-- START OF Available data --

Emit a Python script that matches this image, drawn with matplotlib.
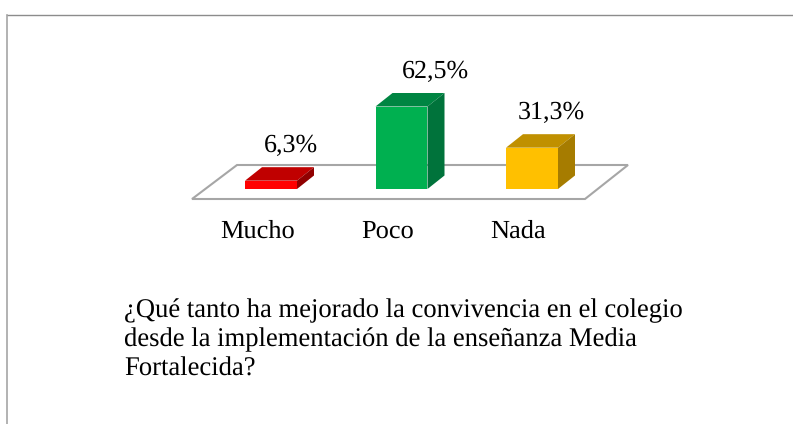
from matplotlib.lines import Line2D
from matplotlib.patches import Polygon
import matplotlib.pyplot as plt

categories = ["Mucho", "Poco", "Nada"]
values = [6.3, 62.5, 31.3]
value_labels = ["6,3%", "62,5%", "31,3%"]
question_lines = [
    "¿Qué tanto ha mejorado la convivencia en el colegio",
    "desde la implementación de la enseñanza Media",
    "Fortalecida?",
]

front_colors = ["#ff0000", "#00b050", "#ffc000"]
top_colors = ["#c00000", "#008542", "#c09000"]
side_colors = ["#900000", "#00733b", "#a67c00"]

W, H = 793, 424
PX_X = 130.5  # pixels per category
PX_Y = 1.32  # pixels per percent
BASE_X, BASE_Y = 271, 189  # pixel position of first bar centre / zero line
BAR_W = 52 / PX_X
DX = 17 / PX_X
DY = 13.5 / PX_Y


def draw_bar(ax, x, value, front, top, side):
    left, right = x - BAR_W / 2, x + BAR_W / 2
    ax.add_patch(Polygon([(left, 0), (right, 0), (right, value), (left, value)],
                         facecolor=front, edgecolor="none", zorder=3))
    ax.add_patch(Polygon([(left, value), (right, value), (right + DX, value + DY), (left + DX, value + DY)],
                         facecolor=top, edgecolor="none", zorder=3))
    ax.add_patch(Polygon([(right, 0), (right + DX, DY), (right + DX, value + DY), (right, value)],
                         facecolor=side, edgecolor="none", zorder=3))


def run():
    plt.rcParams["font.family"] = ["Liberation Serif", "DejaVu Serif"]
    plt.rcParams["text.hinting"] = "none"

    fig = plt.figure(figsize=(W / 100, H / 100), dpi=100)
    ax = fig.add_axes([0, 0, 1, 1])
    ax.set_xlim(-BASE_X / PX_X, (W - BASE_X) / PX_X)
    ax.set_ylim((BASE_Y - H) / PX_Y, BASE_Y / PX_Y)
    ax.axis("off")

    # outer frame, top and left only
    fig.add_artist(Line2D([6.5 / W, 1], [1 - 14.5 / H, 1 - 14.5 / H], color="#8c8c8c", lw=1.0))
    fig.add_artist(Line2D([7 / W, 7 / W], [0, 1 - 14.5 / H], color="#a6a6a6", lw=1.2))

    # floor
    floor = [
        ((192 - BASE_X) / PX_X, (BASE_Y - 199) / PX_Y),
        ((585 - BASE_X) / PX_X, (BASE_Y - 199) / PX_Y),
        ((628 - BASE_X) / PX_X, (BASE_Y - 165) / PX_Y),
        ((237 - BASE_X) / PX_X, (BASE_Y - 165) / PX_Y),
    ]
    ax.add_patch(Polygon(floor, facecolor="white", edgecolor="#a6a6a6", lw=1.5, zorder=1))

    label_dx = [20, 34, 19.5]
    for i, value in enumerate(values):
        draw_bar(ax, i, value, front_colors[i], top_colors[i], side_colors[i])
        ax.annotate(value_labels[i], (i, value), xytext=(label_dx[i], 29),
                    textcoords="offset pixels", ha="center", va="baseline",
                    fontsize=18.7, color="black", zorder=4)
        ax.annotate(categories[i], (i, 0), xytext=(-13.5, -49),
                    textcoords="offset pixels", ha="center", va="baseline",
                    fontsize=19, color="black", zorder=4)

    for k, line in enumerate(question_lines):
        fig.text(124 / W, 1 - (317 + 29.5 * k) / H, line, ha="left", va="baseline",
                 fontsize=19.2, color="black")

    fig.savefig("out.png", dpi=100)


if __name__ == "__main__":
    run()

-- END OF Available data --

Except for the pictures, reproduce every line exactly.

Emit a Python script that matches this image, drawn with matplotlib.
from matplotlib.lines import Line2D
from matplotlib.patches import Polygon
import matplotlib.pyplot as plt

categories = ["Mucho", "Poco", "Nada"]
values = [6.3, 62.5, 31.3]
value_labels = ["6,3%", "62,5%", "31,3%"]
question_lines = [
    "¿Qué tanto ha mejorado la convivencia en el colegio",
    "desde la implementación de la enseñanza Media",
    "Fortalecida?",
]

front_colors = ["#ff0000", "#00b050", "#ffc000"]
top_colors = ["#c00000", "#008542", "#c09000"]
side_colors = ["#900000", "#00733b", "#a67c00"]

W, H = 793, 424
PX_X = 130.5  # pixels per category
PX_Y = 1.32  # pixels per percent
BASE_X, BASE_Y = 271, 189  # pixel position of first bar centre / zero line
BAR_W = 52 / PX_X
DX = 17 / PX_X
DY = 13.5 / PX_Y


def draw_bar(ax, x, value, front, top, side):
    left, right = x - BAR_W / 2, x + BAR_W / 2
    ax.add_patch(Polygon([(left, 0), (right, 0), (right, value), (left, value)],
                         facecolor=front, edgecolor="none", zorder=3))
    ax.add_patch(Polygon([(left, value), (right, value), (right + DX, value + DY), (left + DX, value + DY)],
                         facecolor=top, edgecolor="none", zorder=3))
    ax.add_patch(Polygon([(right, 0), (right + DX, DY), (right + DX, value + DY), (right, value)],
                         facecolor=side, edgecolor="none", zorder=3))


def run():
    plt.rcParams["font.family"] = ["Liberation Serif", "DejaVu Serif"]
    plt.rcParams["text.hinting"] = "none"

    fig = plt.figure(figsize=(W / 100, H / 100), dpi=100)
    ax = fig.add_axes([0, 0, 1, 1])
    ax.set_xlim(-BASE_X / PX_X, (W - BASE_X) / PX_X)
    ax.set_ylim((BASE_Y - H) / PX_Y, BASE_Y / PX_Y)
    ax.axis("off")

    # outer frame, top and left only
    fig.add_artist(Line2D([6.5 / W, 1], [1 - 14.5 / H, 1 - 14.5 / H], color="#8c8c8c", lw=1.0))
    fig.add_artist(Line2D([7 / W, 7 / W], [0, 1 - 14.5 / H], color="#a6a6a6", lw=1.2))

    # floor
    floor = [
        ((192 - BASE_X) / PX_X, (BASE_Y - 199) / PX_Y),
        ((585 - BASE_X) / PX_X, (BASE_Y - 199) / PX_Y),
        ((628 - BASE_X) / PX_X, (BASE_Y - 165) / PX_Y),
        ((237 - BASE_X) / PX_X, (BASE_Y - 165) / PX_Y),
    ]
    ax.add_patch(Polygon(floor, facecolor="white", edgecolor="#a6a6a6", lw=1.5, zorder=1))

    label_dx = [20, 34, 19.5]
    for i, value in enumerate(values):
        draw_bar(ax, i, value, front_colors[i], top_colors[i], side_colors[i])
        ax.annotate(value_labels[i], (i, value), xytext=(label_dx[i], 29),
                    textcoords="offset pixels", ha="center", va="baseline",
                    fontsize=18.7, color="black", zorder=4)
        ax.annotate(categories[i], (i, 0), xytext=(-13.5, -49),
                    textcoords="offset pixels", ha="center", va="baseline",
                    fontsize=19, color="black", zorder=4)

    for k, line in enumerate(question_lines):
        fig.text(124 / W, 1 - (317 + 29.5 * k) / H, line, ha="left", va="baseline",
                 fontsize=19.2, color="black")

    fig.savefig("out.png", dpi=100)


if __name__ == "__main__":
    run()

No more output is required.